“The difference between [the two] is that, with a Roth IRA, the money that you withdraw is not going to be taxable income. It will be a tax free withdrawl, and there are no required minimum distributions. So, when you hit 70 1/2 and you’re retired, you don’t have to start taking money out of a Roth IRA. You would have to start taking money out of the TSP or a regular IRA.”
There are disadvantages when it comes to making the switch, however. When you make the switch, you have to pay all taxes that are due when you convert.
“It is a fully taxable transfer. Basically, this is going to be an advantage for people who expect to be able to leave their money in the Roth IRA for a long period of time, and who expect their money to be worth a lot more in the future than it is when they make the transfer.”
One basically has to consider when he or she wants to pay taxes — now or later. Another thing to keep in mind is that tax rates have a tendency to change. For example, the top marginal income tax rate is going up about 5 percent next year, Stein added.
“So, people who convert this year and pay the taxes on this year’s return will have the advantage that, when they take the money out, tax rates will be higher.”
For younger employees, the Roth IRA could be the best option and might serve as a good compliment to TSP investment.
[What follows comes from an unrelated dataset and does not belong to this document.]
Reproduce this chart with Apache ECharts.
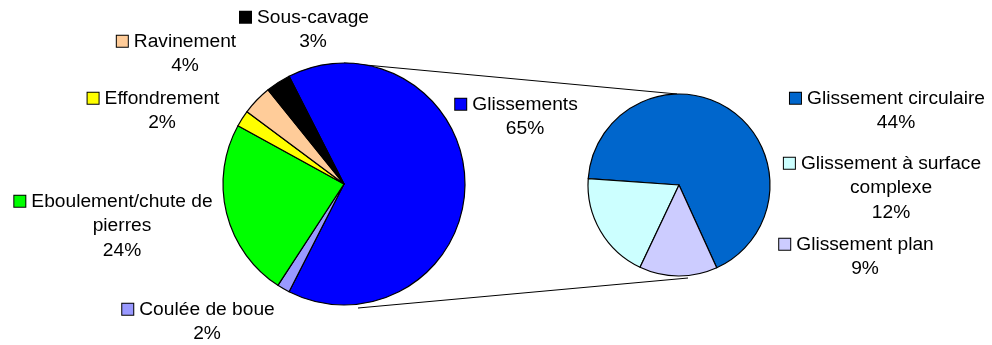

“Everybody wants to contribute at least 5 percent of their salary to the TSP to get the full match, but younger employees are in a very low tax bracket [and] expect to be in a higher bracket in the future. . . . It might make sense to put the remainder in a Roth IRA. You won’t get a deduction when you put the money in, but years later when you take the money out, as long as it’s been there for at least 5 years and you’re over 59 1/2, the withdrawls are going to be tax free.”
The time might be especially right because the laws have changed. Stein explained that there are no longer income limits when it comes to conversions, so making the switch could be easier, even for those who are no longer working.